Le chef de file des libéraux de l'ALDE, Guy Verhofstadt, l'a encouragé à "persévérer" face aux "forces conservatrices". "Parfois, j'ai l'impression que, comparé aux conservateurs en Europe, même la SNCF est un bastion de réformistes", a dit l'eurodéputé belge, déclenchant des rires dans l'assemblée.
Le président français a en revanche été vivement critiqué par des élus de droite, d'extrême droite, mais aussi écologistes, comme le Belge Philippe Lamberts (Verts), pour lequel il "met à mal la devise +Liberté, Egalité, Fraternité+" avec sa politique migratoire, nucléaire ou de ventes d'armes.
- "Ne restez pas assis" -
Quelques heures plus tard, M. Macron a reçu un accueil très bienveillant de la part des 450 personnes rassemblées au centre des congrès d'Epinal pour la première "consultation citoyenne sur l'Europe" dans l'hexagone.
Debout, le micro à la main, au milieu de l'assistance, l'hôte de l'Elysée a répondu pendant deux heures aux questions, poliment posées et parfois techniques, sur "l'identité" européenne, la défense européenne, l'égalité hommes-femmes ou l'augmentation du Picon au bar avec l'arrivée de l'euro.

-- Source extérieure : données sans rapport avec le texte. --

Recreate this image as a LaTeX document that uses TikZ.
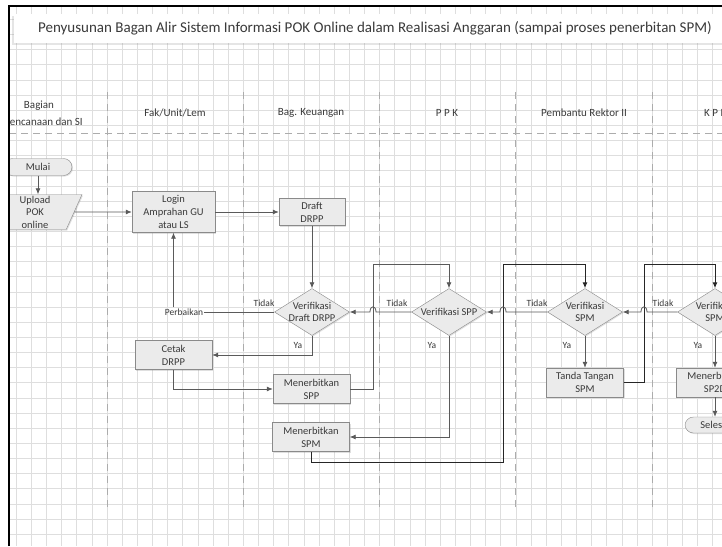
\documentclass[tikz,border=0pt]{standalone}
\usepackage{fontspec}
\setmainfont{Carlito}
\usepackage{xcolor}
\usepackage{tikz}
\usetikzlibrary{arrows.meta, shapes.geometric, shadows}
\definecolor{inkgray}{HTML}{3A3A3A}
\definecolor{wiregray}{HTML}{5A5A5A}
\definecolor{boxgray}{HTML}{EBEBEB}
\definecolor{edgegray}{HTML}{8A8A8A}
\definecolor{gridgray}{HTML}{DEDEDE}
\tikzset{every picture/.style={x=1pt,y=-1pt},
  gridline/.style={gridgray, line width=0.5pt},
  laneline/.style={gray!65, line width=0.8pt, dash pattern=on 7pt off 5pt},
  lanehead/.style={font=\fontsize{11}{17}\selectfont, text=inkgray, align=center},
  proc/.style={rectangle, draw=edgegray, fill=boxgray, minimum width=77pt, minimum height=29pt, inner sep=1pt, align=center, font=\fontsize{10.5}{13}\selectfont, text=inkgray, drop shadow={shadow xshift=1pt, shadow yshift=-1pt, opacity=0.25}},
  decision/.style={proc, diamond, aspect=1.6, inner sep=-8pt, minimum width=75pt, minimum height=47pt, font=\fontsize{10.5}{12}\selectfont},
  terminal/.style={proc, rounded corners=8.5pt, minimum width=68pt, minimum height=17pt},
  io/.style={proc, trapezium, trapezium left angle=64, trapezium right angle=116, trapezium stretches body, minimum width=94pt, minimum height=35pt, inner sep=0pt, font=\fontsize{10.5}{12.5}\selectfont},
  tag/.style={font=\fontsize{9.5}{11}\selectfont, text=inkgray, inner sep=1pt},
  arr/.style={draw=wiregray, line width=0.8pt, -{Latex[length=6pt,width=5pt]}},
  backarr/.style={arr, draw=black!85, line width=1pt}}

\begin{document}
\begin{tikzpicture}
\useasboundingbox (0,0) rectangle (722,546);
\fill[white] (0,0) rectangle (722,546);
\begin{scope}
\clip (9,6) rectangle (722,546);
% grid
\foreach \k in {-7,...,41} \draw[gridline] ({107+15.14*\k},0) -- ({107+15.14*\k},546);
\foreach \k in {-7,...,30} \draw[gridline] (0,{95+15.14*\k}) -- (722,{95+15.14*\k});

% title
\node[fill=white, minimum width=722pt, minimum height=29pt, drop shadow={shadow xshift=-2pt, shadow yshift=-2pt, opacity=0.2}, font=\fontsize{15}{17}\selectfont, text=inkgray] (title) at (375,28.5) {Penyusunan Bagan Alir Sistem Informasi POK Online dalam Realisasi Anggaran (sampai proses penerbitan SPM)};

% lanes
\foreach \k in {0,...,4} \draw[laneline] ({107+136.25*\k},92) -- ({107+136.25*\k},508);
\draw[laneline] (9,133) -- (722,133);
\node[lanehead] (hbagian) at (39,113) {Bagian\\Perencanaan dan SI};
\node[lanehead] (hfak) at (175,113) {Fak/Unit/Lem};
\node[lanehead] (hkeu) at (311,113) {Bag. Keuangan};
\node[lanehead] (hppk) at (447,113) {P P K};
\node[lanehead] (hpr) at (584,113) {Pembantu Rektor II};
\node[lanehead] (hkppn) at (720,113) {K P P N};

% steps
\node[terminal] (mulai) at (38,167) {Mulai};
\node[io] (upload) at (35,212) {Upload\\POK\\online};
\node[proc, minimum width=83pt, minimum height=41pt] (login) at (173.5,212) {Login\\Amprahan GU\\atau LS};
\node[proc, minimum width=66pt, minimum height=27pt] (draft) at (312,212) {Draft\\DRPP};
\node[decision] (vdrpp) at (312,312) {Verifikasi\\Draft DRPP};
\node[tag] (perbaikan) at (184,312) {Perbaikan};
\node[proc] (cetak) at (173.5,355) {Cetak\\DRPP};
\node[proc] (spp) at (311.5,389) {Menerbitkan\\SPP};
\node[decision] (vspp) at (449,312) {Verifikasi SPP};
\node[proc] (spm) at (311,437) {Menerbitkan\\SPM};
\node[decision] (vspm) at (585,312) {Verifikasi\\SPM};
\node[proc] (ttd) at (585,382.5) {Tanda Tangan\\SPM};
\node[decision] (vkppn) at (715,312) {Verifikasi\\SPM};
\node[proc] (sp2d) at (715,382.5) {Menerbitkan\\SP2D};
\node[terminal, minimum width=60pt, minimum height=16pt] (selesai) at (715,425) {Selesai};

% labels
\node[tag] (tidak1) at (264,303) {Tidak};
\node[tag] (tidak2) at (397,303) {Tidak};
\node[tag] (tidak3) at (537,303) {Tidak};
\node[tag] (tidak4) at (663,303) {Tidak};
\node[tag] (ya1) at (298,345) {Ya};
\node[tag] (ya2) at (432,345) {Ya};
\node[tag] (ya3) at (567,345) {Ya};
\node[tag] (ya4) at (698,345) {Ya};

% flow
\draw[arr] (mulai) -- (mulai |- upload.north);
\draw[arr] (upload) -- (login);
\draw[arr] (login) -- (draft);
\draw[arr] (draft) -- (vdrpp);
\draw[draw=wiregray, line width=0.8pt] (vdrpp.west) -- (perbaikan.east);
\draw[arr] (perbaikan.north -| login) -- (login);
\draw[arr] (vdrpp.south) |- (cetak.east);
\draw[arr] (cetak.south) |- (spp.west);
\draw[arr] (spp.east) -| (373,264) -| (vspp.north);
\draw[arr] (vspp.west) -- (376,312) .. controls (376,305) and (370,305) .. (370,312) -- (vdrpp.east);
\draw[arr] (vspp.south) |- (spm.east);
\draw[backarr] (spm.south) |- (503,462) -- (503,264) -| (vspm.north);
\draw[arr] (vspm.west) -- (506,312) .. controls (506,305) and (500,305) .. (500,312) -- (vspp.east);
\draw[arr] (vspm) -- (ttd);
\draw[backarr] (ttd.east) -| (644,264) -| (vkppn.north);
\draw[arr] (vkppn.west) -- (647,312) .. controls (647,305) and (641,305) .. (641,312) -- (vspm.east);
\draw[arr] (vkppn) -- (sp2d);
\draw[arr] (sp2d) -- (selesai);
\end{scope}
\draw[line width=2.5pt] (9,546) -- (9,6) -- (722,6);
\end{tikzpicture}
\end{document}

Emmanuel Macron a exhorté "les villes, les associations, les étudiants...", "même ceux qui n'aiment pas l'Europe", à organiser des consultations européennes d'ici à octobre, comme ont également prévu de le faire les 26 autres pays de l'UE (hors Royaume Uni). "Ne restez pas silencieux, ne restez pas assis", a-t-il lancé à l'assistance.
Il a appelé à suivre l'exemple du débat, qui l'avait marqué lorsqu'il était "adolescent", entre Philippe Seguin, ex-maire d'Epinal, et le président François Mitterrand sur l'euro en 1992. C'était "un vrai grand débat, honnête, en profondeur", et "on a eu ensuite beaucoup de mal à organiser des débats comparables", a-t-il regretté.
Le plus jeune des interlocuteurs du soir, Alexandre, 10 ans, lui a demandé: "quand est-ce qu'on aura tous la même carte d'identité en Europe?". "C'est sans doute ta génération qui aura à le faire" car "je n'arriverai peut-être pas à faire tout ce que je veux faire", lui a répondu le président, en se déclarant favorable à une carte d'identité européenne distincte selon les pays. "Tu seras toujours Français, ou Belge, ou Allemand", a-t-il assuré au jeune assis au premier rang.
Le chef de l'État, présenté comme "le président des villes" par certains de ses opposants, doit rester jusqu'à jeudi matin dans les Vosges pour une visite consacrée à la ruralité, la revitalisation des villes moyennes et la filière bois.